When my last candle dies out, I see with a new clarity. I see the one who promised to declare an emergency. Two years on, I see no declaration, only an emergency in life, and all around. I see those who said $16 billion was spent to cook a pot of stew that nobody could eat. I see them putting down the pot to see what went into it. After two years of ‘maybe’ and ‘maybe not’, I see them return the pot back on the fire. And throw in another $4 billion dollars.

When my last candle burns to the ground, I, alone in the dark can see; my homes are hungry, my industries are hungry, my offices are hungry, but no one knows when the stew will be ready. Through the choking fumes of generator smoke, I see the one who staged a play on the public stage and promised to catch the wasteful cooks who burnt $16 billion in a pot of stew. I see him going hither and thither, lapping in the public adulation and our entreaty that at last, the beautiful ones may have been born.

When my last candle flickers out, I see in the dark, a different soul. A soul that saw N5.2 billion meant for rustic souls. He lost his mind, bared his dirty soles and leapt into the hot pot. Last time I heard, he was cooling off at rural, rustic Kuje. Just a bit of poetic justice. I have learnt not to salivate at the scent that once promised so many dishes, praying even as I know that redemption is only in my grave.
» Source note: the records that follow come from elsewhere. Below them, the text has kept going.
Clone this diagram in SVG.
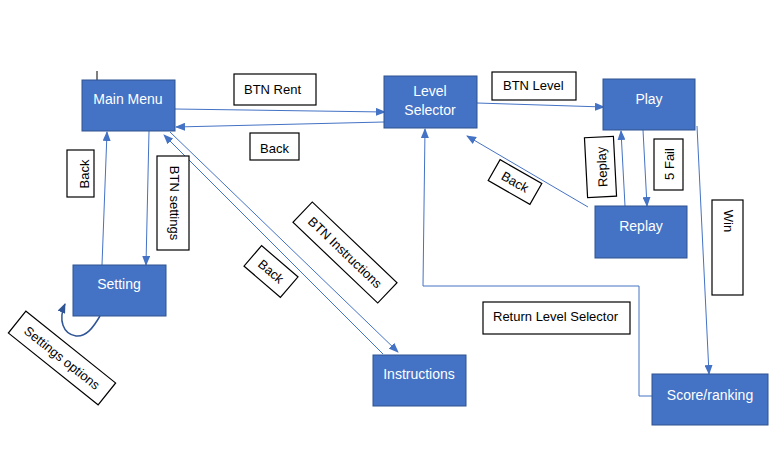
<svg xmlns="http://www.w3.org/2000/svg" width="773" height="449" viewBox="0 0 773 449">
<style>
.node rect{fill:#4472C4;stroke:#2F528F;stroke-width:1}
.node text{fill:#fff;font-family:"Liberation Sans",Arial,sans-serif;font-size:14px;text-anchor:middle}
.lbl rect{fill:#fff;stroke:#000;stroke-width:1.2}
.lbl text{fill:#000;font-family:"Liberation Sans",Arial,sans-serif;font-size:13px}
.c{fill:none;stroke:#4472C4;stroke-width:1;marker-end:url(#ah)}
</style>
<defs>
<marker id="ah" markerWidth="10" markerHeight="8" refX="9" refY="4" orient="auto" markerUnits="userSpaceOnUse"><path d="M0,0 L10,4 L0,8 Z" fill="#4472C4"/></marker>
<marker id="ah2" markerWidth="10" markerHeight="8" refX="9" refY="4" orient="auto" markerUnits="userSpaceOnUse"><path d="M0,0 L10,4 L0,8 Z" fill="#2F5597"/></marker>
</defs>
<rect width="773" height="449" fill="#fff"/>
<g id="connectors">
<line class="c" x1="175" y1="109" x2="385" y2="112"/>
<line class="c" x1="384" y1="122" x2="176" y2="127"/>
<line class="c" x1="477" y1="103" x2="604" y2="107"/>
<line class="c" x1="625" y1="206" x2="621" y2="131"/>
<line class="c" x1="643" y1="130" x2="647" y2="206"/>
<line class="c" x1="588" y1="207" x2="467" y2="136"/>
<line class="c" x1="697" y1="126" x2="709" y2="374"/>
<polyline class="c" points="652,396 639,396 639,286 423,286 425,129"/>
<line class="c" x1="102" y1="265" x2="107" y2="132"/>
<line class="c" x1="149" y1="131" x2="146" y2="265"/>
<line class="c" x1="383" y1="354" x2="164" y2="135"/>
<line class="c" x1="170" y1="132" x2="398" y2="352"/>
<path d="M100,316 C93,328 86,337 76,336 C63,334 58,320 65,304" fill="none" stroke="#2F5597" stroke-width="1.5" marker-end="url(#ah2)"/>
<line x1="97" y1="71" x2="97" y2="89" stroke="#000" stroke-width="1"/>
</g>
<g id="main-menu" class="node"><rect x="82" y="80" width="93" height="51"/><text x="128" y="104">Main Menu</text></g>
<g id="level-selector" class="node"><rect x="384" y="76" width="93" height="52"/><text x="430" y="96">Level</text><text x="430" y="115">Selector</text></g>
<g id="play" class="node"><rect x="603" y="79" width="92" height="51"/><text x="649" y="104">Play</text></g>
<g id="replay" class="node"><rect x="595" y="206" width="92" height="52"/><text x="641" y="231">Replay</text></g>
<g id="setting" class="node"><rect x="73" y="265" width="93" height="51"/><text x="119" y="289">Setting</text></g>
<g id="instructions" class="node"><rect x="373" y="355" width="93" height="51"/><text x="419" y="379">Instructions</text></g>
<g id="score-ranking" class="node"><rect x="652" y="374" width="116" height="51"/><text x="710" y="400">Score/ranking</text></g>
<g id="lbl-btn-rent" class="lbl"><rect x="234" y="74" width="82" height="31"/><text x="244" y="94">BTN Rent</text></g>
<g id="lbl-back-top" class="lbl"><rect x="250" y="133" width="49" height="27"/><text x="260" y="153">Back</text></g>
<g id="lbl-btn-level" class="lbl"><rect x="492" y="72" width="84" height="28"/><text x="503" y="90">BTN Level</text></g>
<g id="lbl-return" class="lbl"><rect x="483" y="302" width="147" height="32"/><text x="493" y="321">Return Level Selector</text></g>
<g id="lbl-back-left" class="lbl"><rect x="67" y="150" width="27" height="47"/><text transform="translate(84,174) rotate(-90)" text-anchor="middle" dominant-baseline="central">Back</text></g>
<g id="lbl-btn-settings" class="lbl"><rect x="157" y="156" width="32" height="94"/><text transform="translate(174,203) rotate(90)" text-anchor="middle" dominant-baseline="central">BTN settings</text></g>
<g id="lbl-win" class="lbl"><rect x="712" y="200" width="31" height="95"/><text transform="translate(728,221) rotate(90)" text-anchor="middle" dominant-baseline="central">Win</text></g>
<g id="lbl-replay" class="lbl" transform="rotate(-3 600 167)"><rect x="586" y="137" width="29" height="60"/><text transform="translate(602,167) rotate(-90)" text-anchor="middle" dominant-baseline="central">Replay</text></g>
<g id="lbl-5fail" class="lbl"><rect x="654" y="139" width="29" height="51"/><text transform="translate(669,164) rotate(-90)" text-anchor="middle" dominant-baseline="central">5 Fail</text></g>
<g id="lbl-back-replay" class="lbl" transform="translate(515,182) rotate(29.7)"><rect x="-24" y="-12" width="48" height="24"/><text x="0" y="0" text-anchor="middle" dominant-baseline="central">Back</text></g>
<g id="lbl-back-instr" class="lbl" transform="translate(271,271.5) rotate(40.7)"><rect x="-24" y="-13.5" width="48" height="27"/><text x="0" y="0" text-anchor="middle" dominant-baseline="central">Back</text></g>
<g id="lbl-btn-instr" class="lbl" transform="translate(345,252.5) rotate(43.6)"><rect x="-58.5" y="-14" width="117" height="28"/><text x="0" y="0" text-anchor="middle" dominant-baseline="central">BTN Instructions</text></g>
<g id="lbl-settings-options" class="lbl" transform="translate(62,358) rotate(38.7)"><rect x="-57.5" y="-14" width="115" height="28"/><text x="0" y="0" text-anchor="middle" dominant-baseline="central">Settings options</text></g>
</svg>
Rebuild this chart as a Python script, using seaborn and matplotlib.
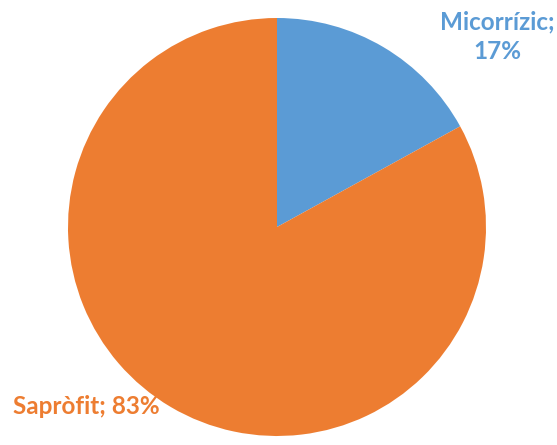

The pot of stew I see is spiced and spliced by the golden curry of diesel merchants.

When my last candle withers and dies, through the mind-numbing, metallic monotony, I make out the tragedy of the family just above my flat. Six of them there were. The father just bought a generator for the first time, and the family celebrated their elevation from the pits of daily darkness. It was their last celebration, because when the morning came, we the neighbors found six frozen stiffs, choked to death on the fumes of their new generator. It was not the kind of elevation they dreamt of.

When my last candle runs out of life, I see another family that also ran out of life - roasted to death when a power surge went through their electrical appliances. They all came out soles first - not a single soul left that home. And there was no explanation, no compensation, just commiseration. One more dead family. I see the artisan who can find no work, and when he does, can get no power to do it. I see the repairman, sallow with sorrow. Every appliance in the neighborhood is broken by power surge, but he cannot get a little power to fix them.

When my last candle can give no more light, I see with a new sprite the brave entrepreneur whose courage was crushed by the burden of diesel; I see the banks that spend N20 billion on generators; I see the telecoms firm that powers all its masts with generators; I see the millions of homes dying slowly from the noise, the fumes and the cost of generating power to light a few bulbs and to get a bottle of cold drinking water; I see the offices where no work gets done and the tall building no one can get into; I see the planes landing in the dark and respiratory machines asphyxiating the sick.

When my last candle sputters and dies, I await the release of sleep, I think of my young nephew whose first word in this world is not ‘baba’ or ‘mama’, but ‘nepa’ and the next word one ‘genrator’. He does not know what it means to wake up to the sounds of birds singing in the mornings, or to listen to the simple silence that whispers from nature. His is a generation that is bred on the noise of generators, grows with the fumes of diesel and studies with the flares of a million candles. Without the drones of generators, he is restless; without the fumes of fossils, breathless; without the burden of darkness, clueless.

When my last candle chills out and the stifling room heats up, I have no more worries. I have learnt to sleep through the heat and through the noise that seems to spring from just outside my window; mean medallion for many midnights murdered. I sleep through it all. I dream of my dream that got stolen; I dream of my heart that got broken, I speak the words that never got spoken; I lament the ideas that never got proven, and curse the crooks who kept me craven. I see everything ever so clearly in the dark.

When my last candle fizzles out, I cringe inside my heart with the burden of pain when I picture the merchants of gloom laughing to the banks with burden of gain. I cringe at the waste, at the cruelty, at the shallowness of spirit that would keep an entire nation in the dark, just so that a few more unneeded millions can stroll into the bank. I see them as they wallow in deceit and false claim, hearing nothing, seeing nothing, couched in the pretext that at the helm shall they remain, unmindful that from the depths of darkness, a new light will spring.

When my last candle burns out, I cry about the jokes on me, about how in the scriptures, when it was said, ‘let there be light’, there was light. But in my country, when it was said ‘let there be light’, $16 billion grew wings; I cry because the honest are wretched, and thieving knaves knighted; I cry because eyes are not for seeing and ears not for hearing. But through my tears in this dark, yet revealing place, I reach the ultimate truth: that they may walk with lightening and speak with thunder; they may drive my brothers into exile, in time shall we all surrender; together we will go yonder. When there is time to think and ponder, all the white lies and dark truths will be asunder. When that very last candle dies, there will be nothing more left to conquer.